Niger, a country in Western Africa, is one of the most impoverished nations in the entire world. While its economy is growing, many children enter harsh jobs to provide for their families. Here are 10 facts about child labor in Niger.
10 Facts About Child Labor in Niger
- Niger has the highest fertility rate in the world. On average, a woman from Niger will have around seven children. The high fertility rate has led to consistent population growth and large family sizes. It is quite common for large families in Niger to hire underage girls as housemaids where they receive poor treatment and make as little as $6 a month. According to UNICEF, “three out of five girls are working in an environment considered as prejudicial to their health and development.” The high fertility rate has led to consistent population growth and large family sizes which makes it difficult for families to sustain themselves solely off their own farming.
- The main form of agriculture in Niger is subsistence farming, however, only 11 percent of the land is arable. Even the arable land is extremely dependent on rainfall, with droughts leading to widespread food shortages. When food becomes scarce, Nigerien children, like 12-year-old Oumar Soumana, must drop out of school and look for work to support their families: “It is a painful job for me… I spend the whole day walking. I do not really rest because I have to sell and bring the money back.”
- Roughly 48 percent of Niger’s population is 14 or younger. Niger’s population is increasing so fast, its median age is an alarming 15 years old. Food production is not matching the increasing population of Niger. Lack of consistent rainfall makes it very difficult for rural families to avoid malnourishment. When it does rain, families use their children for labor to try and maximize their food production. This is back-breaking work includes hand planting seeds in rough soil during extreme heat.
- According to a report by UNESCO, 42.9 percent of Nigerien children between five and 14 are working instead of going to school. This, coupled with only 70 percent of children in Niger completing elementary school, greatly limits their educational opportunities. Article 23 of Niger’s constitution provides free public education, but experts claim that instituting compulsory education would help keep even more children in schools.

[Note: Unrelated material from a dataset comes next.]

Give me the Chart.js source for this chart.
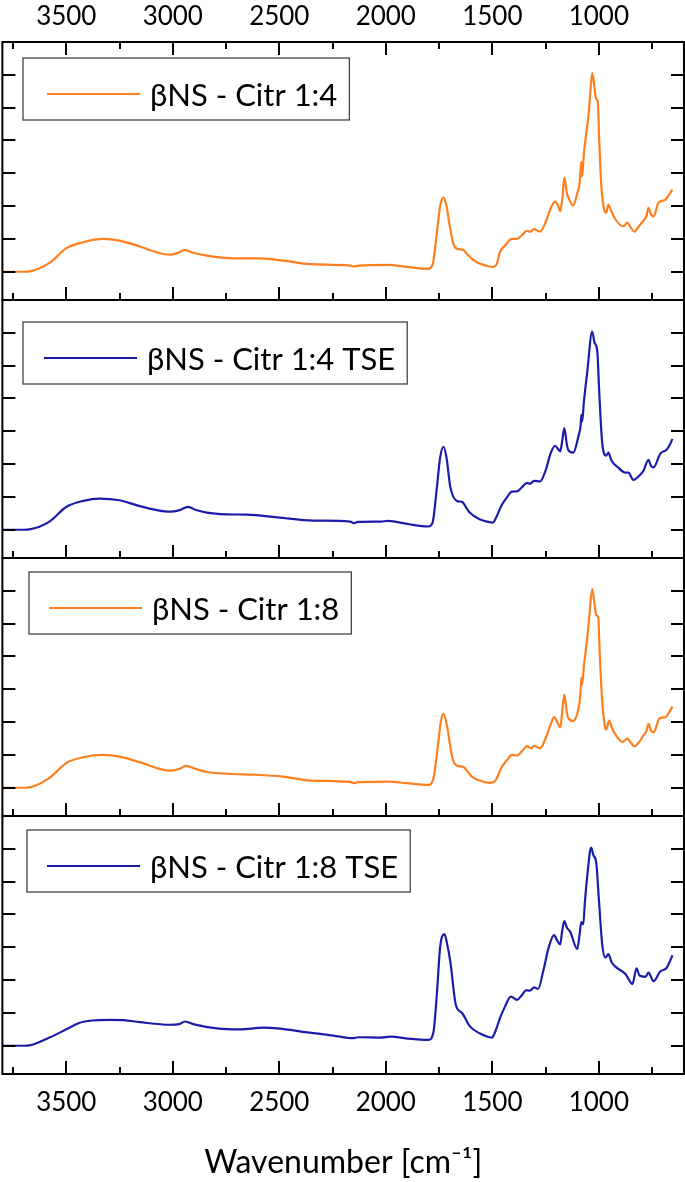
<!DOCTYPE html>
<html>
<head>
<meta charset="utf-8">
<script src="https://cdn.jsdelivr.net/npm/chart.js@4/dist/chart.umd.min.js"></script>
<style>
  html, body { margin: 0; padding: 0; background: #fff; }
  #contenedor { position: relative; width: 685px; height: 1182px; }
</style>
</head>
<body>
<div id="contenedor"><canvas id="graficoFTIR"></canvas></div>
<script>
// Espectros FTIR (numero de onda en cm-1, intensidad en unidades de tick)
const etiquetas = ["βNS - Citr 1:4", "βNS - Citr 1:4 TSE", "βNS - Citr 1:8", "βNS - Citr 1:8 TSE"];

const ondaCitr14 = [3800, 3700, 3673, 3579, 3499, 3420, 3329, 3250, 3155, 3075, 3014, 2967, 2943, 2905, 2840, 2717, 2590, 2482, 2355, 2167, 2150, 2130, 1993, 1900, 1804, 1781, 1760, 1745, 1729, 1715, 1700, 1684, 1666, 1638, 1620, 1591, 1560, 1525, 1497, 1480, 1464, 1440, 1408, 1384, 1360, 1337, 1323, 1304, 1276, 1250, 1225, 1205, 1190, 1181, 1170, 1162, 1150, 1134, 1120, 1101, 1090, 1082, 1078, 1070, 1054, 1045, 1031, 1020, 1012, 1005, 998, 988, 975, 965, 955, 945, 922, 885, 866, 850, 833, 810, 790, 776, 767, 755, 743, 720, 687, 670, 655];
const valCitr14 = [0, 0, 0.01, 0.27, 0.72, 0.9, 1.0, 0.95, 0.77, 0.59, 0.52, 0.6, 0.67, 0.58, 0.49, 0.41, 0.41, 0.34, 0.23, 0.19, 0.16, 0.19, 0.21, 0.15, 0.09, 0.2, 1.2, 2.0, 2.26, 2.0, 1.4, 0.88, 0.7, 0.67, 0.55, 0.37, 0.25, 0.18, 0.15, 0.22, 0.6, 0.8, 1.0, 1.0, 1.12, 1.25, 1.22, 1.3, 1.22, 1.5, 1.95, 2.14, 2.0, 1.84, 2.3, 2.87, 2.4, 2.14, 2.02, 2.4, 2.7, 3.36, 2.9, 3.6, 4.45, 5.0, 6.05, 5.6, 5.26, 5.2, 4.0, 2.6, 1.9, 1.8, 2.05, 1.9, 1.6, 1.38, 1.5, 1.35, 1.22, 1.4, 1.56, 1.7, 1.95, 1.75, 1.68, 2.1, 2.2, 2.35, 2.5];

const ondaCitr14TSE = [3800, 3700, 3673, 3579, 3499, 3420, 3343, 3250, 3155, 3075, 3014, 2967, 2929, 2890, 2840, 2750, 2651, 2510, 2341, 2167, 2150, 2130, 2026, 1988, 1900, 1800, 1781, 1760, 1745, 1729, 1715, 1697, 1666, 1642, 1620, 1605, 1560, 1525, 1497, 1480, 1455, 1430, 1408, 1384, 1360, 1337, 1323, 1304, 1276, 1250, 1225, 1205, 1190, 1181, 1172, 1162, 1150, 1144, 1120, 1096, 1085, 1082, 1078, 1070, 1054, 1031, 1020, 1007, 998, 984, 965, 955, 940, 913, 875, 861, 838, 810, 790, 767, 755, 743, 711, 682, 670, 654];
const valCitr14TSE = [0, 0, 0.01, 0.25, 0.7, 0.88, 0.95, 0.9, 0.72, 0.6, 0.55, 0.6, 0.7, 0.6, 0.52, 0.47, 0.46, 0.38, 0.28, 0.25, 0.2, 0.24, 0.25, 0.27, 0.18, 0.1, 0.2, 1.3, 2.2, 2.53, 2.2, 1.3, 0.88, 0.85, 0.65, 0.52, 0.32, 0.25, 0.22, 0.4, 0.76, 1.0, 1.16, 1.17, 1.3, 1.43, 1.4, 1.49, 1.47, 1.8, 2.35, 2.56, 2.45, 2.39, 2.7, 3.1, 2.6, 2.44, 2.35, 2.84, 3.2, 3.5, 3.3, 3.9, 4.82, 6.04, 5.7, 5.43, 4.2, 2.65, 2.26, 2.35, 2.1, 1.92, 1.74, 1.74, 1.52, 1.65, 1.8, 2.13, 1.95, 1.9, 2.32, 2.44, 2.55, 2.77];

const ondaCitr18 = [3800, 3700, 3673, 3579, 3499, 3420, 3329, 3250, 3155, 3075, 3014, 2967, 2938, 2890, 2840, 2720, 2623, 2482, 2355, 2167, 2150, 2130, 2026, 1988, 1900, 1800, 1776, 1755, 1742, 1729, 1711, 1688, 1666, 1638, 1596, 1560, 1511, 1488, 1455, 1430, 1408, 1384, 1360, 1337, 1318, 1304, 1276, 1250, 1225, 1210, 1195, 1181, 1172, 1162, 1150, 1144, 1120, 1096, 1087, 1082, 1078, 1070, 1054, 1045, 1031, 1020, 1012, 1003, 995, 984, 972, 965, 951, 940, 922, 889, 866, 850, 833, 810, 790, 775, 767, 755, 743, 715, 687, 670, 654];
const valCitr18 = [0, 0, 0.01, 0.3, 0.76, 0.93, 1.0, 0.95, 0.78, 0.6, 0.52, 0.58, 0.67, 0.57, 0.48, 0.42, 0.4, 0.34, 0.22, 0.18, 0.14, 0.17, 0.18, 0.19, 0.14, 0.09, 0.3, 1.3, 2.0, 2.26, 1.83, 0.92, 0.67, 0.64, 0.34, 0.22, 0.15, 0.2, 0.64, 0.85, 1.0, 0.98, 1.12, 1.27, 1.2, 1.28, 1.2, 1.5, 1.95, 2.15, 2.0, 1.84, 2.3, 2.84, 2.3, 2.13, 2.03, 2.4, 2.8, 3.35, 3.15, 3.7, 4.58, 5.2, 6.05, 5.6, 5.26, 5.2, 4.0, 2.63, 1.9, 1.77, 2.05, 1.85, 1.62, 1.4, 1.5, 1.38, 1.26, 1.4, 1.6, 1.75, 1.95, 1.75, 1.69, 2.11, 2.15, 2.3, 2.47];

const ondaCitr18TSE = [3800, 3700, 3673, 3579, 3500, 3437, 3380, 3296, 3230, 3155, 3014, 2970, 2943, 2900, 2793, 2684, 2576, 2510, 2369, 2247, 2153, 2130, 2026, 1978, 1900, 1800, 1776, 1760, 1745, 1725, 1712, 1697, 1671, 1642, 1605, 1560, 1502, 1485, 1464, 1440, 1413, 1384, 1360, 1342, 1323, 1304, 1285, 1260, 1235, 1210, 1195, 1181, 1172, 1162, 1150, 1134, 1101, 1090, 1082, 1073, 1065, 1054, 1036, 1025, 1012, 1000, 984, 969, 955, 940, 922, 875, 842, 823, 809, 781, 767, 743, 711, 682, 654];
const valCitr18TSE = [0, 0, 0.01, 0.25, 0.5, 0.7, 0.77, 0.79, 0.78, 0.72, 0.64, 0.66, 0.74, 0.65, 0.53, 0.5, 0.55, 0.53, 0.41, 0.31, 0.23, 0.26, 0.25, 0.28, 0.22, 0.18, 0.43, 1.6, 3.0, 3.4, 3.1, 2.56, 1.24, 1.0, 0.59, 0.38, 0.25, 0.45, 0.84, 1.2, 1.5, 1.4, 1.55, 1.69, 1.68, 1.78, 1.73, 2.3, 3.0, 3.37, 3.2, 3.09, 3.5, 3.8, 3.6, 3.47, 2.95, 3.4, 3.77, 3.7, 4.4, 5.18, 6.04, 5.8, 5.58, 4.5, 3.09, 2.69, 2.79, 2.55, 2.41, 2.19, 1.88, 2.36, 2.14, 2.1, 2.23, 1.97, 2.27, 2.37, 2.76];

const ondas = [ondaCitr14, ondaCitr14TSE, ondaCitr18, ondaCitr18TSE];
const valores = [valCitr14, valCitr14TSE, valCitr18, valCitr18TSE];
const colores = ["#ff7f1e", "#1c1cab", "#ff7f1e", "#1c1cab"];

// marcas de los ejes (las de 500 llevan numero)
const ticksX = [3750, 3500, 3250, 3000, 2750, 2500, 2250, 2000, 1750, 1500, 1250, 1000, 750];
const ticksY = [0, 1, 2, 3, 4, 5, 6];

const ejesY = ["y1", "y2", "y3", "y4"];

// posicion de cada caja de leyenda (relativa al panel)
const cajas = [
  { x: 23, dy: 16, lineaX: 24 },
  { x: 23, dy: 22, lineaX: 21 },
  { x: 29, dy: 14, lineaX: 20 },
  { x: 27, dy: 14, lineaX: 20 }
];

const fuente = "Lato, 'Open Sans', sans-serif";

const datasets = valores.map((serie, i) => ({
  label: etiquetas[i],
  data: serie.map((v, j) => ({ x: ondas[i][j], y: v })),
  borderColor: colores[i],
  borderWidth: 2.2,
  pointRadius: 0,
  fill: false,
  cubicInterpolationMode: "monotone",
  xAxisID: "x",
  yAxisID: ejesY[i]
}));

const ejeY = (peso) => ({
  type: "linear",
  stack: "paneles",
  stackWeight: 1,
  weight: peso,
  position: "left",
  min: -0.86,
  max: 7,
  afterBuildTicks: (s) => { s.ticks = ticksY.map((v) => ({ value: v })); },
  ticks: { display: false },
  grid: { display: false, drawTicks: false },
  border: { display: false },
  afterFit: (s) => { s.width = 0; }
});

const ejeX = (pos, alto, relleno, extra) => Object.assign({
  type: "linear",
  position: pos,
  min: 600,
  max: 3800,
  reverse: true,
  afterBuildTicks: (s) => { s.ticks = ticksX.map((v) => ({ value: v })); },
  ticks: {
    autoSkip: false,
    maxRotation: 0,
    padding: relleno,
    color: "#000",
    font: { family: fuente, size: 26 },
    callback: (v) => (v % 500 === 0 ? String(v) : "")
  },
  grid: { display: false, drawTicks: false },
  border: { display: false },
  afterFit: (s) => { s.height = alto; }
}, extra);

function linea(ctx, x1, y1, x2, y2) {
  ctx.beginPath();
  ctx.moveTo(x1, y1);
  ctx.lineTo(x2, y2);
  ctx.stroke();
}

const marcos = {
  id: "marcos",
  afterDatasetsDraw(chart) {
    const ctx = chart.ctx;
    const sx = chart.scales.x;
    const izq = chart.chartArea.left;
    const der = chart.chartArea.right;
    ejesY.forEach((id, i) => {
      const sy = chart.scales[id];
      ctx.save();
      ctx.strokeStyle = "#000";
      ctx.lineWidth = 2;
      ctx.strokeRect(izq, sy.top, der - izq, sy.bottom - sy.top);
      sy.ticks.forEach((t) => {
        const py = Math.round(sy.getPixelForValue(t.value));
        linea(ctx, izq, py, izq + 13, py);
        linea(ctx, der, py, der - 13, py);
      });
      sx.ticks.forEach((t) => {
        const px = Math.round(sx.getPixelForValue(t.value));
        const largo = t.value % 500 === 0 ? 13 : 7;
        linea(ctx, px, sy.bottom, px, sy.bottom - largo);
        if (i === 0) linea(ctx, px, sy.top, px, sy.top + largo);
      });

      // leyenda de cada panel
      const c = cajas[i];
      const top = sy.top + c.dy;
      const yl = top + 36;
      ctx.font = "31px " + fuente;
      const xt = c.x + c.lineaX + 93 + 10;
      const ancho = xt + ctx.measureText(etiquetas[i]).width + 12 - c.x;
      ctx.strokeStyle = "#444";
      ctx.lineWidth = 1.3;
      ctx.strokeRect(c.x, top, ancho, 62);
      ctx.strokeStyle = colores[i];
      ctx.lineWidth = 2;
      linea(ctx, c.x + c.lineaX, yl, c.x + c.lineaX + 93, yl);
      ctx.fillStyle = "#000";
      ctx.textBaseline = "middle";
      ctx.fillText(etiquetas[i], xt, yl + 2);
      ctx.restore();
    });
  }
};

new Chart(document.getElementById("graficoFTIR"), {
  type: "line",
  data: { datasets: datasets },
  options: {
    responsive: true,
    maintainAspectRatio: false,
    animation: false,
    layout: { padding: { left: -1, right: 1, top: 0, bottom: 0 } },
    plugins: { legend: { display: false }, tooltip: { enabled: false } },
    scales: {
      x: ejeX("bottom", 108, 13, {
        title: {
          display: true,
          text: "Wavenumber [cm⁻¹]",
          color: "#000",
          font: { family: fuente, size: 32 },
          padding: { top: 10, bottom: 0 }
        }
      }),
      xTop: ejeX("top", 42, 10, {}),
      y1: ejeY(4),
      y2: ejeY(3),
      y3: ejeY(2),
      y4: ejeY(1)
    }
  },
  plugins: [marcos]
});
</script>
</body>
</html>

- The insurgent Islamist group Boko Haram has contributed to Niger’s child labor crisis with its kidnapping of Nigerien children. Boko Haram uses children mainly for menial labor like cooking and cleaning, but in the past, they have used children for suicide bombings. While Boko Haram agreed to stop using children in 2017, there are still thousands of children missing. Additionally, children who formerly worked as child soldiers receive discrimination at an alarming rate.
- Many of the children who do not attend school and enter the workforce experience harsh working environments. “Uneducated, these children grow up in very miserable conditions: long working hours, low wages, no food. Furthermore, they run the risk of becoming victims of prostitution, discrimination, abuse, etc.” Additionally, children whose parents did not register them at birth and “lack the appropriate official papers, are not recognized as members of society and cannot exercise their rights.” These children are severely unprotected from life-threatening situations because their rural families were not aware of Niger’s birth registration law.
- Part of the reason why child labor in Niger is so prevalent is that the government either lacks regulation prohibiting these practices or it fails to adequately enforce its laws. In 2017, Niger took a significant step forward in combatting its child labor crisis by increasing the minimum age for hazardous work to 18 and increasing the number of jobs under the hazardous label. People under 18 can no longer work at jobs like quarrying, mining, welding and construction.
- While article 14 in Niger’s constitution outlaws forced labor, ethnic minorities like the Touaregs have a history of enslavement. Certain Nigerien traditions effectively endorse child slave labor. Whether it be the purchasing of young girls to serve as fifth wives or Wahaya, or koranic teachers forcing their pupils to beg on the streets and surrender their earnings, slavery is still prevalent in Niger.
- Niger is not ignoring the unfortunate truth that slavery still exists. With the help of the group Anti-Slavery International, Niger has successfully prosecuted men engaging in the fifth wife practice. This group also joined forces with a local Nigerien organization called Timidria and opened six elementary schools for descendants of slaves.
- These 10 facts about child labor in Niger illuminate the issue of child labor that the country must solve. Social programs funded by the Nigerien Government and other nongovernmental organizations like UNICEF are attempting to combat the crisis. In 2017, both of these groups ran 34 centers tasked with providing “food, shelter, education, and vocational training to street children, many of whom are victims of child labor.”
While most of these 10 facts about child labor Niger are disheartening, there is evidence that the situation is improving. For instance, a 45-year-old Nigerien woman named Tatinatt was a slave for the majority of her life, but today she is free and her youngest children are the first ones in her family who are attending school instead of entering the workforce. Hopefully, exposure to this crisis will galvanize more groups into focusing their resources on ending child labor in Niger.